Your responses to the previous question have been so good! Let me see if I can pull our thoughts together and move us a bit further.
Together, we have found a man named Job at the end of his moral and mental sanity.
His stature as the wealthiest, most influential, and most blessed man in the East has been replaced by immeasurable loss, public scorn, and condemnation.
Even his friends accuse him of hiding a secret scandal, that if exposed, would be in proportion to what Job is suffering.
Through it all, Job, while despairing of life, insists that he has done nothing to deserve such suffering. He maintains his integrity even at the expense of God—suggesting that God is not being fair in refusing to confront him face to face.
Finally when Job’s friends have exhausted themselves doing moral math in defense of God, and when Job has said more than he knows about what is right, good, and fair, God speaks out of a violent storm.
With a series of questions about the natural world, the Creator questions Job’s competence to offer a professional opinion about the ethics of Divine fairness. In the process he asks Job to compare what he has done not only with the stars, and cycles of nature, but with a comparison of the hawk, eagle, stork, ostrich, and horse. The questions leave a previously eloquent Job speechless. He cannot deny that all of nature, including the strangely designed Ostrich, rely on their Creator for their life and daily food.

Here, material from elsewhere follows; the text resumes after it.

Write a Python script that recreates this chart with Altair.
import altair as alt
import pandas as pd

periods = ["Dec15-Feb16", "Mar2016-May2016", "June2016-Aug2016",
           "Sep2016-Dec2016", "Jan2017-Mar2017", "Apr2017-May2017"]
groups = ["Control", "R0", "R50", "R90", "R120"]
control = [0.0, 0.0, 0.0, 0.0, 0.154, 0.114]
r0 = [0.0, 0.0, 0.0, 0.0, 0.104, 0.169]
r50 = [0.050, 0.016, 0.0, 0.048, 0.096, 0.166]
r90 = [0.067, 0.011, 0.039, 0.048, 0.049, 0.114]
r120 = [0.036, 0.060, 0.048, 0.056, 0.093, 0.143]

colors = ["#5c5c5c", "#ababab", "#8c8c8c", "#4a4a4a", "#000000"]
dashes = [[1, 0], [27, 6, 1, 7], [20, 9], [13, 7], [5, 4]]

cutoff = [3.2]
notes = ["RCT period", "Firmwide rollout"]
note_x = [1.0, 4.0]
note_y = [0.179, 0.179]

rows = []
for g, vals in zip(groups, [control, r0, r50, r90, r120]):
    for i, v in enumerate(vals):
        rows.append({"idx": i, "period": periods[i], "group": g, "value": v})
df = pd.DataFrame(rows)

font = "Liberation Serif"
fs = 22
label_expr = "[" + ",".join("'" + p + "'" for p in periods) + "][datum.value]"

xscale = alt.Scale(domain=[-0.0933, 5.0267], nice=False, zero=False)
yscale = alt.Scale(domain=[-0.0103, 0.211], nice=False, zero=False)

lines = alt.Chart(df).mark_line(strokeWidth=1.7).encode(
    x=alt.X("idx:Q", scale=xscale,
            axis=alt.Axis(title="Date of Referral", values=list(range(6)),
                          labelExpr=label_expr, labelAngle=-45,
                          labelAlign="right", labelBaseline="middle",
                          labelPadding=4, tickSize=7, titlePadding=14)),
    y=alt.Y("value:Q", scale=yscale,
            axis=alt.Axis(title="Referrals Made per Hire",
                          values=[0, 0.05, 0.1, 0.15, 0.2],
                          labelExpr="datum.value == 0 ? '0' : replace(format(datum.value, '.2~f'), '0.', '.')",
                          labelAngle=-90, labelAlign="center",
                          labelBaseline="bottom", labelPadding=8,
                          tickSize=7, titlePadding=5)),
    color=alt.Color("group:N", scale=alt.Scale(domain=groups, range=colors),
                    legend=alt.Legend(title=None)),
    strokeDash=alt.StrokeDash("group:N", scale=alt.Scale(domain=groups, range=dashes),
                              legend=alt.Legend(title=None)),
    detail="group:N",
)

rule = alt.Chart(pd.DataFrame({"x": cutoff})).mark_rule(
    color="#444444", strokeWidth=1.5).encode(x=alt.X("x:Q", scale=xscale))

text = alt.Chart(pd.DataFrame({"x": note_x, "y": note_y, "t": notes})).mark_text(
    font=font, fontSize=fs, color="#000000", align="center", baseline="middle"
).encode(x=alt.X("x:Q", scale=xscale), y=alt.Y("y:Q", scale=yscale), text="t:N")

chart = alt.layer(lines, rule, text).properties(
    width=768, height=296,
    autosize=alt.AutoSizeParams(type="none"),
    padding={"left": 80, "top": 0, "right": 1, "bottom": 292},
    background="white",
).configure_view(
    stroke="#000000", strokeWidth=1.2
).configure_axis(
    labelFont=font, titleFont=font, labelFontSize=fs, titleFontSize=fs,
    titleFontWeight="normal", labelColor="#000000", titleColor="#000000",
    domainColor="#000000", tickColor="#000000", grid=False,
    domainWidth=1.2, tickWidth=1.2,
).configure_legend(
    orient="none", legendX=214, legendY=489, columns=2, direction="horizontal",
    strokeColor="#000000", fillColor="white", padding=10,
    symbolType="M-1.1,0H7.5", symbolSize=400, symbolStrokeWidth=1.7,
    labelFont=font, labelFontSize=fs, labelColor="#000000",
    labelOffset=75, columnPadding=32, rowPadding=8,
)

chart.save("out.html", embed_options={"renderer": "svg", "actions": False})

In the presence of such cross examination, Job knows he has met his match, and that he is in no position to continue to question the goodness or fairness of God.

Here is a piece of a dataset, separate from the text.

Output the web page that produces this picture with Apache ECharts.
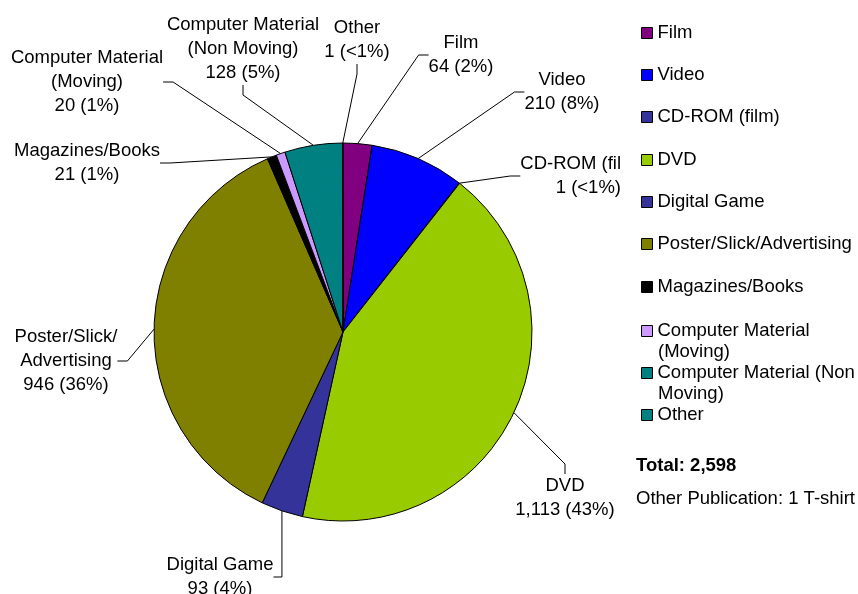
<!DOCTYPE html>
<html>
<head>
<meta charset="utf-8">
<script src="https://cdn.jsdelivr.net/npm/echarts@6/dist/echarts.min.js"></script>
<style>
  html, body { margin: 0; padding: 0; background: #fff; }
  #main { width: 858px; height: 594px; }
</style>
</head>
<body>
<div id="main"></div>
<script>
// 数据
const categories = [
  'Film', 'Video', 'CD-ROM (film)', 'DVD', 'Digital Game',
  'Poster/Slick/Advertising', 'Magazines/Books',
  'Computer Material (Moving)', 'Computer Material (Non Moving)', 'Other'
]
const values = [64, 210, 1, 1113, 93, 946, 21, 20, 128, 1]
const pctLabels = ['2%', '8%', '<1%', '43%', '4%', '36%', '1%', '1%', '5%', '<1%']
const sliceLabels = [
  'Film', 'Video', 'CD-ROM (fil', 'DVD', 'Digital Game',
  'Poster/Slick/\nAdvertising', 'Magazines/Books',
  'Computer Material\n(Moving)', 'Computer Material\n(Non Moving)', 'Other'
]
const legendLines = [
  'Film', 'Video', 'CD-ROM (film)', 'DVD', 'Digital Game',
  'Poster/Slick/Advertising', 'Magazines/Books',
  'Computer Material', 'Computer Material (Non', 'Other'
]
const legendSecondLines = ['', '', '', '', '', '', '', '(Moving)', 'Moving)', '']
const colors = ['#800080', '#0000FF', '#333399', '#99CC00', '#333399',
  '#808000', '#000000', '#CC99FF', '#008080', '#008080']
const totalText = 'Total: 2,598'
const noteText = 'Other Publication: 1 T-shirt'

// 标签位置（像素）
const labelPos = [
  [461, 55, 'center'], [562, 92, 'center'], [621, 176, 'right'], [565, 498, 'center'],
  [220, 577, 'center'], [66, 361, 'center'], [87, 163, 'center'], [87, 82, 'center'],
  [243, 49, 'center'], [357, 40, 'center']
]
const legendTops = [33, 75, 117, 160, 202, 244, 287, 331, 373, 415]

const FONT = 'Liberation Sans, Arial'
const FS = 18.5
const fmt = n => n.toLocaleString('en-US')

const data = categories.map((c, i) => ({
  name: c,
  value: values[i],
  itemStyle: { color: colors[i] },
  label: { formatter: sliceLabels[i] + '\n' + fmt(values[i]) + ' (' + pctLabels[i] + ')' }
}))

const legends = categories.map((c, i) => ({
  data: [c],
  orient: 'vertical',
  left: 641,
  top: legendTops[i] - 11,
  padding: 0,
  itemWidth: 11,
  itemHeight: 11,
  itemGap: 0,
  icon: 'rect',
  itemStyle: { borderColor: '#000', borderWidth: 1 },
  selectedMode: false,
  formatter: () => legendLines[i],
  textStyle: { fontFamily: FONT, fontSize: FS, color: '#000', lineHeight: 22 }
}))

const graphics = []
legendSecondLines.forEach((t, i) => {
  if (t) graphics.push({
    type: 'text', left: 658, top: legendTops[i] + 11,
    style: { text: t, font: FS + 'px ' + FONT, fill: '#000' }
  })
})
graphics.push({ type: 'text', left: 636, top: 456,
  style: { text: totalText, font: 'bold ' + FS + 'px ' + FONT, fill: '#000' } })
graphics.push({ type: 'text', left: 636, top: 489,
  style: { text: noteText, font: FS + 'px ' + FONT, fill: '#000' } })

const option = {
  animation: false,
  backgroundColor: '#fff',
  legend: legends,
  graphic: graphics,
  series: [{
    type: 'pie',
    center: [343, 332],
    radius: 189,
    startAngle: 90,
    clockwise: true,
    avoidLabelOverlap: false,
    data: data,
    itemStyle: { borderColor: '#000', borderWidth: 1 },
    label: {
      show: true,
      position: 'outside',
      fontFamily: FONT,
      fontSize: FS,
      lineHeight: 24,
      color: '#000',
      align: 'center'
    },
    labelLine: { show: true, lineStyle: { color: '#000', width: 1 }, length: 10, length2: 10 },
    labelLayout: function (params) {
      const p = labelPos[params.dataIndex]
      return { x: p[0], y: p[1], align: p[2], verticalAlign: 'middle' }
    },
    emphasis: { disabled: true }
  }]
}

const myChart = echarts.init(document.getElementById('main'))
myChart.setOption(option)
window.onresize = function () { myChart.resize() }
</script>
</body>
</html>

Yet, Job has not yet been told that his troubles can be traced to Satan’s scorn and God’s pleasure in calling Job his friend. The victim doesn’t know he has been given a chance to show that Satan is wrong in declaring that Job serves the King only because he has been bought with material prosperity.
In this story, the ostrich seems to be among the natural evidence we’ve been given that God’s ways can look confusing and contradictory. What else are we to think about this funny shaped, foolish bird, that abandons its children, can’t fly, but can outrun a horse? With all of this we don’t even have to know whether it’s really true that the ostrich hides its head in the sand when it sees trouble coming.
The ostrich in this storyline is “Exhibit O” as evidence of the mysterious ways of God. The problematic good news for Job is that God sees more, knows more, and therefore can answer more than Job can. Job is forced to go to his knees admitting that he is in no position to question the goodness of God by justifying himself at his Creator’s expense.
But now the question– how does the Ostrich and plotline of Job support the bigger storyline of the Bible?
I recently read an article by Mark Galli in Christianity Today online, that I find to be one of the best articles I have ever read about the goodness of God. He maintains that in light of the most troubling questions we can ask about life’s unfairness, we are not left with The Gospel of Job (i.e. that a mysteriously powerful God is wiser and better than we are).
Instead Galli goes on to eloquently and forcefully argue that God has not left us with natural answers to our dreams or our nightmares. Instead he shows that, as the story of the Bible comes to its climax, we find the worst of our questions answered by the God who suffered for us under Pontius Pilate.